Une attaque sans avertissement
« On nous a dit d’aller à al-Mawasi, alors nous sommes allé·es à al-Mawasi », explique à Mondoweiss un homme d’âge moyen vêtu d’un maillot de corps bleu, au lendemain de l’attaque. « On ne nous a donné aucun avertissement. On ne nous a pas dit de bouger ou qu’il s’agissait d’une zone de combat. On a été frappés par surprise ».
« Je me suis réveillé en cherchant mes enfants, puis je suis sorti et j’ai vu des gens dispersés. Un mort par ici, un autre par là », poursuit-il. « Regardez ce cratère. Il fait au moins 20 mètres de large.

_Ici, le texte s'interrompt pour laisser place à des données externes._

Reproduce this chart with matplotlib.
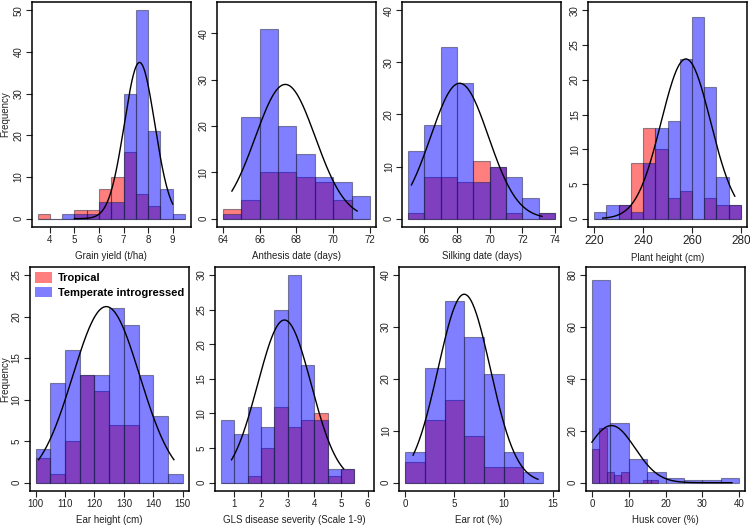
import numpy as np
import matplotlib
matplotlib.use('Agg')
from matplotlib import pyplot as plt
from matplotlib.patches import Patch

plt.rcParams['font.family'] = ['Liberation Sans', 'DejaVu Sans']

# ---- data ----
# grain yield
gy_edges = [3.5, 4, 4.5, 5, 5.5, 6, 6.5, 7, 7.5, 8, 8.5, 9, 9.5]
gy_trop = [1, 0, 0, 2, 2, 7, 10, 16, 6, 3, 0, 0]
gy_temp = [0, 0, 1, 1, 1, 4, 4, 30, 50, 21, 7, 1]
gy_curve = [7.65, 0.62, 37.5, 5.0, 9.0]   # mean, sd, peak, xmin, xmax

# anthesis date
ad_edges = [64, 65, 66, 67, 68, 69, 70, 71, 72]
ad_trop = [2, 4, 10, 10, 9, 8, 4, 0]
ad_temp = [1, 22, 41, 20, 14, 9, 8, 5]
ad_curve = [67.4, 1.63, 29.0, 64.5, 71.3]

# silking date
sd_edges = [65, 66, 67, 68, 69, 70, 71, 72, 73, 74]
sd_trop = [1, 8, 8, 7, 11, 10, 1, 0, 1]
sd_temp = [13, 18, 33, 26, 7, 10, 8, 4, 1]
sd_curve = [68.15, 1.77, 26.0, 65.2, 73.2]

# plant height
ph_edges = [220, 225, 230, 235, 240, 245, 250, 255, 260, 265, 270, 275, 280]
ph_trop = [0, 0, 2, 8, 13, 10, 3, 4, 0, 3, 2, 2]
ph_temp = [1, 2, 2, 1, 8, 13, 14, 23, 29, 19, 6, 2]
ph_curve = [257.5, 10.1, 23.0, 223.5, 277.5]

# ear height
eh_edges = [100, 105, 110, 115, 120, 125, 130, 135, 140, 145, 150]
eh_trop = [3, 1, 5, 13, 11, 7, 7, 0, 0, 0]
eh_temp = [4, 12, 16, 13, 13, 21, 19, 13, 8, 1]
eh_curve = [124.0, 11.4, 21.2, 101.0, 147.0]

# GLS disease severity
gls_edges = [0.5, 1, 1.5, 2, 2.5, 3, 3.5, 4, 4.5, 5, 5.5]
gls_trop = [0, 0, 1, 5, 11, 8, 9, 10, 1, 2]
gls_temp = [9, 7, 11, 8, 25, 30, 17, 9, 2, 2]
gls_curve = [2.88, 1.0, 23.5, 0.9, 5.1]

# ear rot
er_edges = [0, 2, 4, 6, 8, 10, 12, 14]
er_trop = [4, 12, 16, 9, 3, 3, 0]
er_temp = [6, 22, 35, 28, 21, 6, 2]
er_curve = [6.0, 2.65, 36.3, 0.8, 13.5]

# husk cover (tropical uses narrower bins)
hc_edges_trop = [0, 2, 4, 6, 8, 10, 12, 14, 16, 18]
hc_trop = [13, 21, 4, 3, 4, 0, 0, 1, 1]
hc_edges_temp = [0, 5, 10, 15, 20, 25, 30, 35, 40]
hc_temp = [78, 23, 9, 4, 2, 1, 1, 2]
hc_curve = [5.3, 6.4, 22.0, 0.0, 38.0]

panels = [
    ('Grain yield (t/ha)', gy_edges, gy_trop, gy_edges, gy_temp, gy_curve, [4, 5, 6, 7, 8, 9], (3.5, 9.5), np.arange(0, 51, 10), 50),
    ('Anthesis date (days)', ad_edges, ad_trop, ad_edges, ad_temp, ad_curve, [64, 66, 68, 70, 72], (64, 72), np.arange(0, 41, 10), 45),
    ('Silking date (days)', sd_edges, sd_trop, sd_edges, sd_temp, sd_curve, [66, 68, 70, 72, 74], (65, 74), np.arange(0, 41, 10), 40),
    ('Plant height (cm)', ph_edges, ph_trop, ph_edges, ph_temp, ph_curve, [220, 240, 260, 280], (220, 280), np.arange(0, 31, 5), 30),
    ('Ear height (cm)', eh_edges, eh_trop, eh_edges, eh_temp, eh_curve, [100, 110, 120, 130, 140, 150], (100, 150), np.arange(0, 26, 5), 25),
    ('GLS disease severity (Scale 1-9)', gls_edges, gls_trop, gls_edges, gls_temp, gls_curve, [1, 2, 3, 4, 5, 6], (0.5, 6), np.arange(0, 31, 5), 30),
    ('Ear rot (%)', er_edges, er_trop, er_edges, er_temp, er_curve, [0, 5, 10, 15], (0, 15), np.arange(0, 41, 10), 40),
    ('Husk cover (%)', hc_edges_trop, hc_trop, hc_edges_temp, hc_temp, hc_curve, [0, 10, 20, 30, 40], (0, 40), np.arange(0, 81, 20), 80),
]

# box positions in pixels: left, right, top, bottom
boxes = [
    (31.7, 190.9, 2, 227), (216.8, 375.9, 2, 227), (402.3, 560.9, 2, 227), (588.3, 746.8, 2, 227),
    (29.8, 188.6, 266.7, 491), (215, 373.6, 266.7, 491), (399.3, 558.6, 266.7, 491), (586, 745.2, 266.7, 491),
]

W, H = 750, 525
fig = plt.figure(figsize=(7.5, 5.25), dpi=100)

red = (1, 0, 0, 0.5)
blue = (0, 0, 1, 0.5)
edge = (0.15, 0.15, 0.25, 0.5)

for i, (label, e1, c1, e2, c2, cv, xt, xr, yt, ytop) in enumerate(panels):
    l, r, t, b = boxes[i]
    ax = fig.add_axes([l / W, 1 - b / H, (r - l) / W, (b - t) / H])
    e1 = np.asarray(e1, float)
    e2 = np.asarray(e2, float)
    ax.bar(e1[:-1], c1, width=np.diff(e1), align='edge', color=red, edgecolor=edge, linewidth=0.8)
    ax.bar(e2[:-1], c2, width=np.diff(e2), align='edge', color=blue, edgecolor=edge, linewidth=0.8)
    mu, sd, peak, x0, x1 = cv
    xs = np.linspace(x0, x1, 200)
    ax.plot(xs, peak * np.exp(-(xs - mu) ** 2 / (2 * sd ** 2)), color='black', lw=1.0)

    pad = (xr[1] - xr[0]) * 0.04
    ax.set_xlim(xr[0] - pad, xr[1] + pad)
    ax.set_ylim(-ytop * 0.04, ytop * 1.04)
    ax.set_xticks(xt)
    ax.set_yticks(yt)
    ax.tick_params(direction='out', length=4, width=0.8, labelsize=7, colors='#222222', pad=2)
    if i == 3:
        ax.tick_params(axis='x', labelsize=8.5)
    for lab in ax.get_yticklabels():
        lab.set_rotation(90)
        lab.set_va('center')
    for s in ax.spines.values():
        s.set_linewidth(1.1)
        s.set_color('black')
    ax.set_xlabel(label, fontsize=7, color='#222222', labelpad=4)
    if i in (0, 4):
        ax.set_ylabel('Frequency', fontsize=7, color='#222222')
        ax.yaxis.set_label_coords((10.5 - l) / (r - l), 0.5)
    if i == 4:
        handles = [Patch(facecolor=red, edgecolor='none'), Patch(facecolor=blue, edgecolor='none')]
        ax.legend(handles, ['Tropical', 'Temperate introgressed'], loc='upper left',
                  frameon=False, prop={'weight': 'bold', 'size': 8}, handlelength=1.6,
                  handleheight=1.1, handletextpad=0.5, borderaxespad=0.1, labelspacing=0.3,
                  bbox_to_anchor=(-0.005, 1.0))

fig.savefig('out.png', dpi=100)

Bien sûr, il y a d’autres personnes sous le sable, mais nous ne le saurons que demain matin ».
« Celles et ceux qui sont ici sont des pauvres qui fuient les bombardements », explique un autre habitant de Mawasi, âgé, à la caméra. « Certains d’entre nous paient un loyer pour l’endroit où ils ou elles se trouvent, d’autres sont autorisé·es à rester gratuitement, mais ce sont tous des gens normaux. Aucun d’entre nous ne fait partie de la résistance ou quoi que ce soit d’autre ».
« Nous avons sorti beaucoup de martyr·es et de blessé·es. Il y en a encore beaucoup sous le sable, mais la plupart sont des femmes et des enfants », s’exclame-t-il.
Au cours des dernières semaines, l’armée israélienne a réduit les zones qu’elle a désignées comme « zones de sécurité » à Gaza à moins de 30 % de la superficie de la bande. Plus d’un million de personnes, soit la moitié de la population de Gaza, sont contraintes de s’entasser dans ces petites zones. Chaque fois que l’armée israélienne bombarde ces campements, des familles entières sont souvent tuées. Lors du massacre de Mawasi, mardi, des familles entières ont été enterrées dans le sable.
Les bombes israéliennes changent le paysage
Bien que l’armée israélienne affirme que chaque attaque conduisant à un massacre vise le Hamas, les campements sont en grande partie improvisés et ne disposent que de peu d’infrastructures qui pourraient vraisemblablement être utilisées par le Hamas comme « centres de commandement ». À al-Mawasi, les Palestinien·nes ont installé des toilettes improvisées dans les allées, seules structures existantes à part les tentes fragiles. Lorsque les bombes israéliennes tombent sur ces zones, elles changent littéralement le paysage de la région.
« L’explosion a été si forte que même l’eau est sortie du sol », raconte un survivant déplacé à Mondoweiss. « Comme vous pouvez le voir, il n’y a que des tentes autour de nous, rien d’autre », souligne-t-il. « Imaginez que vous dormez et que tout d’un coup vous vous rendez compte que tout ce qui vous entoure est en train d’être déchiqueté. Bien sûr, nous avons été choqués ! Au début, je ne voyais rien ni personne devant moi », ajoute-t-il.
« Il y avait cinq tentes ici », dit-il en montrant l’un des cratères. « Et puis quatre tentes là-bas, et quelques toilettes de ce côté-là.
« Je me suis réveillé et je me suis retrouvé couvert de sang », raconte un autre survivant, un bandage sur le front et la moitié du visage brûlée à la suite d’un précédent incident. « J’ai couru en criant, appelant ma famille, pour découvrir que la maison voisine s’était effondrée sur eux, mais Dieu merci, ils et elles ont tous survécu ».
« Ils [l’armée israélienne] avaient bombardé un autre campement de l’autre côté, et la maison ici s’est effondrée sur les gens », ajoute-t-il à bout de souffle. « Je ne sais pas quoi dire d’autre. Que Dieu nous vienne en aide ».
Hassan Suleih a recueilli des témoignages pour ce rapport.